Financial Planning Mistakes Entrepreneurs Make

Entrepreneurship is often fueled by passion, vision, and the drive to succeed.
However, even the most innovative ideas can fail without solid financial planning. Many entrepreneurs focus heavily on growth and operations while overlooking key financial principles. As a result, avoidable mistakes can threaten long-term success.
Here are some of the most common financial planning mistakes entrepreneurs make, and how to avoid them.
1. Mixing Personal and Business Finances
One of the earliest and most damaging mistakes is failing to separate personal and business finances. When entrepreneurs use a single account for both, it becomes difficult to track expenses, measure profitability, and prepare accurate financial statements.
Solution:
Open a dedicated business bank account and maintain clear records. This not only improves financial clarity but also builds credibility with investors and lenders.
2. Lack of a Realistic Budget
Many entrepreneurs either skip budgeting entirely or create overly optimistic projections. While confidence is important, unrealistic expectations can lead to overspending and cash shortages.
Solution:
Develop a detailed budget based on actual data and conservative estimates. Regularly review and adjust it as your business evolves.
3. Ignoring Cash Flow Management
Profitability does not guarantee liquidity. A business can be profitable on paper but still struggle to pay its bills due to poor cash flow management.
Solution:
Track cash inflows and outflows consistently. Plan for delays in payments and maintain a cash reserve to handle unexpected expenses.
4. Underestimating Startup and Operating Costs
Entrepreneurs often underestimate how much capital they need. Hidden costs, such as maintenance, marketing, or regulatory fees, can quickly add up.
Solution:
Conduct thorough research and include a buffer for unforeseen expenses. It’s better to overestimate costs than to run out of funds midway.
5. Overreliance on a Single Revenue Stream
Relying on one product, service, or client increases financial vulnerability. If that source declines, the entire business may suffer.
Solution:
Diversify revenue streams where possible. Explore new markets, products, or services to reduce risk.
6. Poor Pricing Strategies
Setting prices too low to attract customers or too high without justification can hurt profitability. Many entrepreneurs fail to account for all costs when pricing their offerings.
Solution:
Use a cost-plus or value-based pricing strategy. Ensure your prices cover expenses and generate sustainable profit margins.
7. Neglecting Financial Records and Analysis
Some entrepreneurs delay bookkeeping or fail to analyze financial data regularly. Without proper records, decision-making becomes guesswork.
Solution:
Maintain accurate financial records and review key metrics such as profit margins, expenses, and growth trends. Consider using accounting software or hiring a professional.
8. Avoiding Professional Financial Advice
Trying to handle all financial matters alone can lead to costly errors, especially in areas like taxes, compliance, and investment decisions.
Solution:
Consult financial advisors, accountants, or business consultants. Their expertise can save money and prevent legal or regulatory issues.

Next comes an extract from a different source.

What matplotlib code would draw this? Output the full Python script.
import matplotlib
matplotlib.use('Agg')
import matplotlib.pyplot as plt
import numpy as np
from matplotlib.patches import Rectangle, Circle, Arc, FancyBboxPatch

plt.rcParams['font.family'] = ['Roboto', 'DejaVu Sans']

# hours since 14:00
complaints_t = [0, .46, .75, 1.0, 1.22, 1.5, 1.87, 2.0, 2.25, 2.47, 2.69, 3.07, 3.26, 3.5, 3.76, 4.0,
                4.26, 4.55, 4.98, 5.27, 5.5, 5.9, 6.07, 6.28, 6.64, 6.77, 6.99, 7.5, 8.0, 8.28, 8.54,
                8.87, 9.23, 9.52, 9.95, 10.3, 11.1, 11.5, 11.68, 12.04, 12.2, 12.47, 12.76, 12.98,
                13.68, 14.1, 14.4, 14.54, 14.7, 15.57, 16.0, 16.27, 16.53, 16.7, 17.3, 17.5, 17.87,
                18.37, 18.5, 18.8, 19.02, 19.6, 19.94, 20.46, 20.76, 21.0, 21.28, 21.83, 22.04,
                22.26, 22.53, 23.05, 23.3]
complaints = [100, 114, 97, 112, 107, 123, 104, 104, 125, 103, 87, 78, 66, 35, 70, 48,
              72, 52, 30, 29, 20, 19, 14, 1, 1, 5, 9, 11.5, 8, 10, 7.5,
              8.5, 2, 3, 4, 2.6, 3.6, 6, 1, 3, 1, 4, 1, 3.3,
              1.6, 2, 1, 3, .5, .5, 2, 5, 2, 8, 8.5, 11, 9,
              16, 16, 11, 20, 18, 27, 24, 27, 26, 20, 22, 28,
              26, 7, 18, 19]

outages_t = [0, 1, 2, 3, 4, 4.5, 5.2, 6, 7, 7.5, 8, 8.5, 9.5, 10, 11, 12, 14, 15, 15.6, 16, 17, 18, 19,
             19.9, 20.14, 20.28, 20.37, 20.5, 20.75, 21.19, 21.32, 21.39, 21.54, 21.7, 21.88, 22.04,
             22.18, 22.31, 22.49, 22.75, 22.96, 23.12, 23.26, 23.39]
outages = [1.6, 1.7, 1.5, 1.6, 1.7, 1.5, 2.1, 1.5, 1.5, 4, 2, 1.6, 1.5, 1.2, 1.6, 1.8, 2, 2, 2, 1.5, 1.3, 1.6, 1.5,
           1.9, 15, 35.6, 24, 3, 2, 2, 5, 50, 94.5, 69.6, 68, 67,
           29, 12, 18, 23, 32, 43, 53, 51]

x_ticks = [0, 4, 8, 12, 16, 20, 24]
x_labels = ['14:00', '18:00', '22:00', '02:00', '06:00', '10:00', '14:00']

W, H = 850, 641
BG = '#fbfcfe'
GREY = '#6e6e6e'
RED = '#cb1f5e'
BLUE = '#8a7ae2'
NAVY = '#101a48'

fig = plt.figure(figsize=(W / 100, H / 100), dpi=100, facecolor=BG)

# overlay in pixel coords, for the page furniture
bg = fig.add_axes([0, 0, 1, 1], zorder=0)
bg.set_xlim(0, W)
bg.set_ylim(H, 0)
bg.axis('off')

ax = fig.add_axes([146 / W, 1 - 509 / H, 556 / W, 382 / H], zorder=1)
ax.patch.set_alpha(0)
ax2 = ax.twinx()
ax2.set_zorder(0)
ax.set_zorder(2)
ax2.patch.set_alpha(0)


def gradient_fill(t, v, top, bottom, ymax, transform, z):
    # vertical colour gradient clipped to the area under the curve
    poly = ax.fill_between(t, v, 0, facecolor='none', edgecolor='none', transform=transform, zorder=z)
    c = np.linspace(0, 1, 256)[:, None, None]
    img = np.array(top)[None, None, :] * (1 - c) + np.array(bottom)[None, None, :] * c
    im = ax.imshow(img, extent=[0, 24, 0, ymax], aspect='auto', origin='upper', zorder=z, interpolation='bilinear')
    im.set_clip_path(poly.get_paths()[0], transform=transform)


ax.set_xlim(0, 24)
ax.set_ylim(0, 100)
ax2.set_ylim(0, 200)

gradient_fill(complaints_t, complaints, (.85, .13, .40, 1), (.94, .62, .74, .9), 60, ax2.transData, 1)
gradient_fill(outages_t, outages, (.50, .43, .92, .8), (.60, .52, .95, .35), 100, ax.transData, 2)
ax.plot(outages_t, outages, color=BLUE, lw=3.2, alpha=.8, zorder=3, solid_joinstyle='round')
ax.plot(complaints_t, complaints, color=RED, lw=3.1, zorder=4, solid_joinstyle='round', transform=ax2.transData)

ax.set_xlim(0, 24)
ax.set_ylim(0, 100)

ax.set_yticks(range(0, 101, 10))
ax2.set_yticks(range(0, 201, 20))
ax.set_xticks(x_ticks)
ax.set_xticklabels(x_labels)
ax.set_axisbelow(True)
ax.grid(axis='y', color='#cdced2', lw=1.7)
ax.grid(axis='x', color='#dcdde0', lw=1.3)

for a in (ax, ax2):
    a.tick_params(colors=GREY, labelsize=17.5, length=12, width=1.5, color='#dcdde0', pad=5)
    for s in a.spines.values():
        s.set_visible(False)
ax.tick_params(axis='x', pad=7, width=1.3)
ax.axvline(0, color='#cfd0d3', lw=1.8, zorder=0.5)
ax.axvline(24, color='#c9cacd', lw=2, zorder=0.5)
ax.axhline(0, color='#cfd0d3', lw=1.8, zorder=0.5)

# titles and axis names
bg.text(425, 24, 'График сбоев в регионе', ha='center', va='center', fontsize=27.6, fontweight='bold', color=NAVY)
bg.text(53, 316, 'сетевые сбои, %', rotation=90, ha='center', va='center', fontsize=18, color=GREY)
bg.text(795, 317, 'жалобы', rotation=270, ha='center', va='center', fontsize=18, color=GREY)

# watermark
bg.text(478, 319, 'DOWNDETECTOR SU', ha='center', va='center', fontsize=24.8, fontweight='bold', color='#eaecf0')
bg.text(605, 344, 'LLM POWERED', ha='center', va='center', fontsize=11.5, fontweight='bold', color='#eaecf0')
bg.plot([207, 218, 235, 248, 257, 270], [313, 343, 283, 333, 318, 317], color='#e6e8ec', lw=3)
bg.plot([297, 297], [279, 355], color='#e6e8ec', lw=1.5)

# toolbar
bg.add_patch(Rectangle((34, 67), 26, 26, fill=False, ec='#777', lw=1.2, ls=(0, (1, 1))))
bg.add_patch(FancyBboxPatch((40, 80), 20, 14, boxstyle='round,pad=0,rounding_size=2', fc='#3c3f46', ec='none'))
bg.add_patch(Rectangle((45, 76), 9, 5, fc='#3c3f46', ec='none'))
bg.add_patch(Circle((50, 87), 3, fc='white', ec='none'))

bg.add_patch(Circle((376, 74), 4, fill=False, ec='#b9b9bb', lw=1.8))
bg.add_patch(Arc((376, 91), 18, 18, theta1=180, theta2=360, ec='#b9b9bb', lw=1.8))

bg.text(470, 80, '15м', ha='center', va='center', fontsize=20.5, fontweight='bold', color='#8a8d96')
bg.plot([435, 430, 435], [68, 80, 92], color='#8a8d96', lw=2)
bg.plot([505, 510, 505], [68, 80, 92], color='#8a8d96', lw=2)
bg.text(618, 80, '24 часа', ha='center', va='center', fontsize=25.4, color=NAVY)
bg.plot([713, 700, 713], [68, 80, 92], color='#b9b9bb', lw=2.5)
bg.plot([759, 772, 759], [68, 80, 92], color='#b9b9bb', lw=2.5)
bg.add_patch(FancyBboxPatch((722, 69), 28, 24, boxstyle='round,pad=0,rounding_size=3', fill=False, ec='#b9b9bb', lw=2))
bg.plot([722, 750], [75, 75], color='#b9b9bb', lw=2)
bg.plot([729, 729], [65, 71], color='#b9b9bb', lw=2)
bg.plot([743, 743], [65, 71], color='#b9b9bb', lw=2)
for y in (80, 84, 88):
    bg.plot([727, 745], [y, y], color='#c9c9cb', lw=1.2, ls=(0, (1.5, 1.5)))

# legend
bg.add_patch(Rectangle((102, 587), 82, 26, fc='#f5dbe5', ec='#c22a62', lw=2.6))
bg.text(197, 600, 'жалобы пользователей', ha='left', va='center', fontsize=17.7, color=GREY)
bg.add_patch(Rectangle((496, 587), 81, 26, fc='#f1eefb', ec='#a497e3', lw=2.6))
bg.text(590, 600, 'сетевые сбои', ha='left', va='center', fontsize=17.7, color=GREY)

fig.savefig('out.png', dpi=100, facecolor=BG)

9. Failing to Plan for Taxes
Taxes can significantly impact cash flow if not planned for properly. Some entrepreneurs treat tax payments as an afterthought.
Solution:
Set aside funds regularly for tax obligations and stay informed about relevant tax laws. Proper planning helps avoid penalties and financial strain.
10. Not Preparing for Uncertainty
Unexpected events, economic downturns, market changes, or emergencies, can disrupt even the most stable businesses. Entrepreneurs who fail to plan for uncertainty are often caught off guard.
Solution:
Build an emergency fund and develop contingency plans. Flexibility and preparedness can make the difference between survival and failure.
Final Thoughts
Financial planning is not just a back-office function, it is a core component of entrepreneurial success. By avoiding these common mistakes, entrepreneurs can build stronger, more resilient businesses.
Success doesn’t depend solely on how much you earn, but on how well you manage what you have. Thoughtful planning, disciplined execution, and continuous learning will set the foundation for long-term growth and stability.